| GOAL |
Exactly retype the lines from the one containing "Convert this chart" through the one containing "const criticalPoint: [number, number][]"; both ends count, pictures do not.

| EXERCISE MATERIAL |
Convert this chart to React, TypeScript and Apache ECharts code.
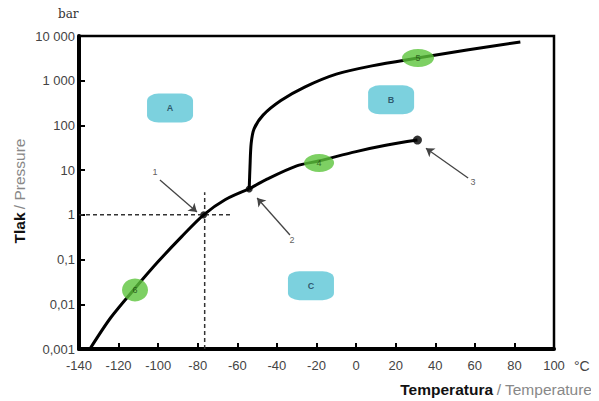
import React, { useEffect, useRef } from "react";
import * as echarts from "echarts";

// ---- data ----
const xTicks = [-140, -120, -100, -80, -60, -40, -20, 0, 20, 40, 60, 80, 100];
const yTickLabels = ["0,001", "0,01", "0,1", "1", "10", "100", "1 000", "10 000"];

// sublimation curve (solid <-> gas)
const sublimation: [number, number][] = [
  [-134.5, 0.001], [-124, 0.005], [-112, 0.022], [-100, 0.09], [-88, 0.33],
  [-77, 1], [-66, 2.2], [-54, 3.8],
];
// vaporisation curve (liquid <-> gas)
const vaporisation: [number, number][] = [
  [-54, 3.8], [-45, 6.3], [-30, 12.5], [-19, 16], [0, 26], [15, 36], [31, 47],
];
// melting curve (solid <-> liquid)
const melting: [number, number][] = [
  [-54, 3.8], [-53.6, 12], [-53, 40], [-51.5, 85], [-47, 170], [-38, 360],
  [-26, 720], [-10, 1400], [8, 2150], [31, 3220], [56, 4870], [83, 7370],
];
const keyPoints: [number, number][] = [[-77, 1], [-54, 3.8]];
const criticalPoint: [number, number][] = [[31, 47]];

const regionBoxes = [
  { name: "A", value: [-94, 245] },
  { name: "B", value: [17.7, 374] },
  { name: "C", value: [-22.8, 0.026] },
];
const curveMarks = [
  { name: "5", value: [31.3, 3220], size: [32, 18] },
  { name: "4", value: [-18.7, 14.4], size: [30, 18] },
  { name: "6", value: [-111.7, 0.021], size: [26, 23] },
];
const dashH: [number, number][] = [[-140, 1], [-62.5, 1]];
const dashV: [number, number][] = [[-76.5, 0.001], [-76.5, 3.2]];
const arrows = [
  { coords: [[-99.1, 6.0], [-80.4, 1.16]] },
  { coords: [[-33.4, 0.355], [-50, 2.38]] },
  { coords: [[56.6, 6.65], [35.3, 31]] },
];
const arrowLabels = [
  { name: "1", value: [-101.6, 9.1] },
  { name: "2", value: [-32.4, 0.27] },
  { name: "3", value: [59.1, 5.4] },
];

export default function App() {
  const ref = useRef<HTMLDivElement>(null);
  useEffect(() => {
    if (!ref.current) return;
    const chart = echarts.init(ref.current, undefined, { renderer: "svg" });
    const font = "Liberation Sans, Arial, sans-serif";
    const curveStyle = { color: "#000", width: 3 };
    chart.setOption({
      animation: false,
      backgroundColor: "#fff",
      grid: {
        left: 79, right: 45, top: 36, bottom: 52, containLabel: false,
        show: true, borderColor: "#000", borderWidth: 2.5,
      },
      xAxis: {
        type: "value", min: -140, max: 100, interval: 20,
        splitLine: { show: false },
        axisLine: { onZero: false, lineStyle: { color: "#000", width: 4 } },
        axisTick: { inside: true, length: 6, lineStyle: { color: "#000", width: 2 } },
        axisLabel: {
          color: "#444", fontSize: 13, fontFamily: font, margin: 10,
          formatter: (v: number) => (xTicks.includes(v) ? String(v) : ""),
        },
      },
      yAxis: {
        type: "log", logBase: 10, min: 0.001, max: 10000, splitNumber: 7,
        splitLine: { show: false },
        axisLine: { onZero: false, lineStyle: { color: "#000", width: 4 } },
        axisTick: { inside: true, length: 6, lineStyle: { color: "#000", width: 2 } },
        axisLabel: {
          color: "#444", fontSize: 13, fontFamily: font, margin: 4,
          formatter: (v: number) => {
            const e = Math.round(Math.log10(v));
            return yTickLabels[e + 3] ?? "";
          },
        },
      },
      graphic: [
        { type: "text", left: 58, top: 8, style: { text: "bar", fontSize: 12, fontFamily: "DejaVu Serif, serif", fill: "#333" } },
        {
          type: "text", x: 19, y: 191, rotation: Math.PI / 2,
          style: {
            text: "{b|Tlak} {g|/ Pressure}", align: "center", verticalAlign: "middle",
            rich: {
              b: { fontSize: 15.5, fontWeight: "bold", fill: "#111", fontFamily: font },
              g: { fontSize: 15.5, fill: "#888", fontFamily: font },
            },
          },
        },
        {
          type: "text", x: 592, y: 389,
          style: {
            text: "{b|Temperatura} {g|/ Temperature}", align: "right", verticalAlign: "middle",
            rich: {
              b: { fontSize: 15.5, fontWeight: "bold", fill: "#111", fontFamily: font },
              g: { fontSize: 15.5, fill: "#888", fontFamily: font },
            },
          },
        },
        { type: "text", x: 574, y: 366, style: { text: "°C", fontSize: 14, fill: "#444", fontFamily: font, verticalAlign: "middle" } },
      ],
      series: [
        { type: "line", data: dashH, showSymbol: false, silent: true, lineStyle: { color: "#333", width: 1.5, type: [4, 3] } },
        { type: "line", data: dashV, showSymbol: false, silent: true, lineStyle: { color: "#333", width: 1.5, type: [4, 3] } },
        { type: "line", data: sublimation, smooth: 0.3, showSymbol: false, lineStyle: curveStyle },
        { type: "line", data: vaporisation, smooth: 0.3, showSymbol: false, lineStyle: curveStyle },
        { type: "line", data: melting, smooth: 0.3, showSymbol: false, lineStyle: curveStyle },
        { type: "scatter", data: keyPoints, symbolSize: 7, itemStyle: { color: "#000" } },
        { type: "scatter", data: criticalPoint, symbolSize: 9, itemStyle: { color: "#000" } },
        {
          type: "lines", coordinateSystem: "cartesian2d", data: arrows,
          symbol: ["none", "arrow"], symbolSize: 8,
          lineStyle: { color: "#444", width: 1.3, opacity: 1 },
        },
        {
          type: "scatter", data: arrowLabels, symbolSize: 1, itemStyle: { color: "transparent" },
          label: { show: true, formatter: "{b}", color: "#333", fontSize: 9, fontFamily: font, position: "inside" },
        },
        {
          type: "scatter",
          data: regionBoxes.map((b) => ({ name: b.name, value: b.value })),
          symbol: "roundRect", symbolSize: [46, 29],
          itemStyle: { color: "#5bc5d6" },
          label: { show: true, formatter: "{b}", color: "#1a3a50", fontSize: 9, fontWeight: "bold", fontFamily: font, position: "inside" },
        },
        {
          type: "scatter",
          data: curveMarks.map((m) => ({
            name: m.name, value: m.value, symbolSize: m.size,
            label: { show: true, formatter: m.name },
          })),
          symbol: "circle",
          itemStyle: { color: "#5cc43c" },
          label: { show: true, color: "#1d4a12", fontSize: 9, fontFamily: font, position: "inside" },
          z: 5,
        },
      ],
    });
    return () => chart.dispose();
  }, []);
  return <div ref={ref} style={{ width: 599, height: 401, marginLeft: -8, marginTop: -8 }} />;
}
--
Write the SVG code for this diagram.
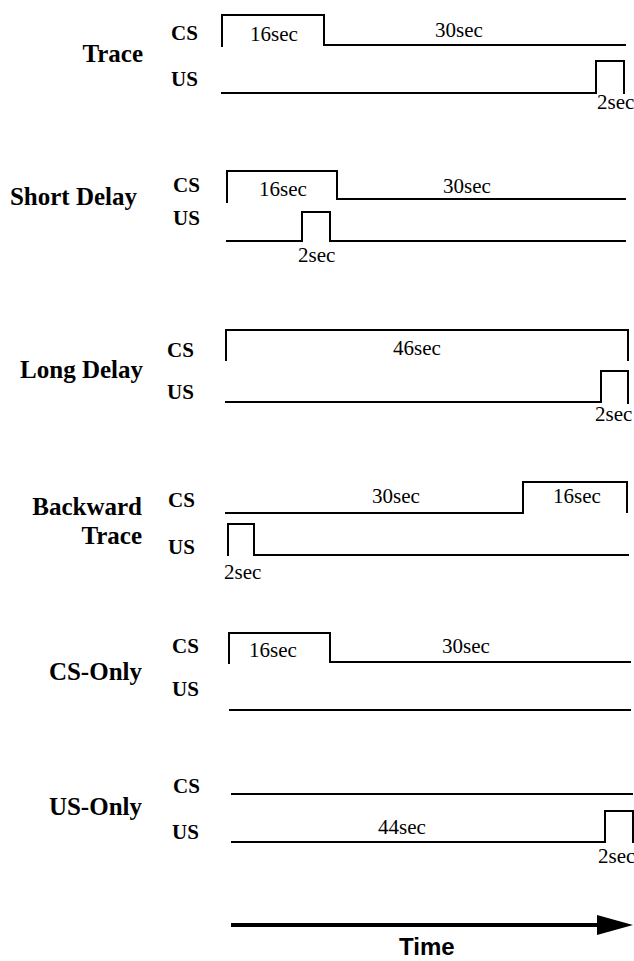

| WRITTEN RESPONSE |
Convert this chart to React, TypeScript and Apache ECharts code.
import React, { useEffect, useRef } from "react";
import * as echarts from "echarts";

// ---- data ----
const xTicks = [-140, -120, -100, -80, -60, -40, -20, 0, 20, 40, 60, 80, 100];
const yTickLabels = ["0,001", "0,01", "0,1", "1", "10", "100", "1 000", "10 000"];

// sublimation curve (solid <-> gas)
const sublimation: [number, number][] = [
  [-134.5, 0.001], [-124, 0.005], [-112, 0.022], [-100, 0.09], [-88, 0.33],
  [-77, 1], [-66, 2.2], [-54, 3.8],
];
// vaporisation curve (liquid <-> gas)
const vaporisation: [number, number][] = [
  [-54, 3.8], [-45, 6.3], [-30, 12.5], [-19, 16], [0, 26], [15, 36], [31, 47],
];
// melting curve (solid <-> liquid)
const melting: [number, number][] = [
  [-54, 3.8], [-53.6, 12], [-53, 40], [-51.5, 85], [-47, 170], [-38, 360],
  [-26, 720], [-10, 1400], [8, 2150], [31, 3220], [56, 4870], [83, 7370],
];
const keyPoints: [number, number][] = [[-77, 1], [-54, 3.8]];
const criticalPoint: [number, number][] = [[31, 47]];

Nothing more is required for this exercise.